• _TASK TO CARRY OUT_:
Reproduce the listing verbatim.

Stored dataset items
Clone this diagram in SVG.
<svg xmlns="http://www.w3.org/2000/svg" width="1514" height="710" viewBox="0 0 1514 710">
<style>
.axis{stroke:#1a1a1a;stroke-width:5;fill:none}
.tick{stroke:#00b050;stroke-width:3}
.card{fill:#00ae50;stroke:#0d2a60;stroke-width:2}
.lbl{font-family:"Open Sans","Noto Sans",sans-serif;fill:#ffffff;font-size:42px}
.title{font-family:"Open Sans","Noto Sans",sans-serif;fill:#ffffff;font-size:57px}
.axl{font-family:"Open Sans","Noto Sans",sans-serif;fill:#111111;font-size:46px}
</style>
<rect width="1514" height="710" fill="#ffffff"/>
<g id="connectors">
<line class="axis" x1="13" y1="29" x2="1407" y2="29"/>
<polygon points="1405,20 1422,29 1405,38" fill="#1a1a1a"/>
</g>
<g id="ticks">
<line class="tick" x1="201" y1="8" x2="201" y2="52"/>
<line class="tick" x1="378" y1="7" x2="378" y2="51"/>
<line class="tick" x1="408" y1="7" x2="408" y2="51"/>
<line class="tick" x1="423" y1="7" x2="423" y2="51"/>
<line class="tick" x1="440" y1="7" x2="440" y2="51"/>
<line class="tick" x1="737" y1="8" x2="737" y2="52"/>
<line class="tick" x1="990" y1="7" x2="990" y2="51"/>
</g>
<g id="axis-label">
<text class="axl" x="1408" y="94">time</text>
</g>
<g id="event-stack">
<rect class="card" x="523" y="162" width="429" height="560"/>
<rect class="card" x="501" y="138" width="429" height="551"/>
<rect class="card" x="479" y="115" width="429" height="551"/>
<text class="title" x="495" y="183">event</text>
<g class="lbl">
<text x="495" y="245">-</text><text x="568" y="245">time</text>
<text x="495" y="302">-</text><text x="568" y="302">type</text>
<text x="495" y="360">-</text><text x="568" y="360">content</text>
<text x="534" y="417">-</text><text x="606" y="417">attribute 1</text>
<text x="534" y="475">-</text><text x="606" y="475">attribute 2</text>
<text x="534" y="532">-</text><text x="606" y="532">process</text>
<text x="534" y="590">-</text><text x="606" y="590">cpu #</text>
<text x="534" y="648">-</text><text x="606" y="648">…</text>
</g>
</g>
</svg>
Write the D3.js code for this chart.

• _TASK OUTPUT_:
Clone this diagram in SVG.
<svg xmlns="http://www.w3.org/2000/svg" width="1514" height="710" viewBox="0 0 1514 710">
<style>
.axis{stroke:#1a1a1a;stroke-width:5;fill:none}
.tick{stroke:#00b050;stroke-width:3}
.card{fill:#00ae50;stroke:#0d2a60;stroke-width:2}
.lbl{font-family:"Open Sans","Noto Sans",sans-serif;fill:#ffffff;font-size:42px}
.title{font-family:"Open Sans","Noto Sans",sans-serif;fill:#ffffff;font-size:57px}
.axl{font-family:"Open Sans","Noto Sans",sans-serif;fill:#111111;font-size:46px}
</style>
<rect width="1514" height="710" fill="#ffffff"/>
<g id="connectors">
<line class="axis" x1="13" y1="29" x2="1407" y2="29"/>
<polygon points="1405,20 1422,29 1405,38" fill="#1a1a1a"/>
</g>
<g id="ticks">
<line class="tick" x1="201" y1="8" x2="201" y2="52"/>
<line class="tick" x1="378" y1="7" x2="378" y2="51"/>
<line class="tick" x1="408" y1="7" x2="408" y2="51"/>
<line class="tick" x1="423" y1="7" x2="423" y2="51"/>
<line class="tick" x1="440" y1="7" x2="440" y2="51"/>
<line class="tick" x1="737" y1="8" x2="737" y2="52"/>
<line class="tick" x1="990" y1="7" x2="990" y2="51"/>
</g>
<g id="axis-label">
<text class="axl" x="1408" y="94">time</text>
</g>
<g id="event-stack">
<rect class="card" x="523" y="162" width="429" height="560"/>
<rect class="card" x="501" y="138" width="429" height="551"/>
<rect class="card" x="479" y="115" width="429" height="551"/>
<text class="title" x="495" y="183">event</text>
<g class="lbl">
<text x="495" y="245">-</text><text x="568" y="245">time</text>
<text x="495" y="302">-</text><text x="568" y="302">type</text>
<text x="495" y="360">-</text><text x="568" y="360">content</text>
<text x="534" y="417">-</text><text x="606" y="417">attribute 1</text>
<text x="534" y="475">-</text><text x="606" y="475">attribute 2</text>
<text x="534" y="532">-</text><text x="606" y="532">process</text>
<text x="534" y="590">-</text><text x="606" y="590">cpu #</text>
<text x="534" y="648">-</text><text x="606" y="648">…</text>
</g>
</g>
</svg>
Write the D3.js code for this chart.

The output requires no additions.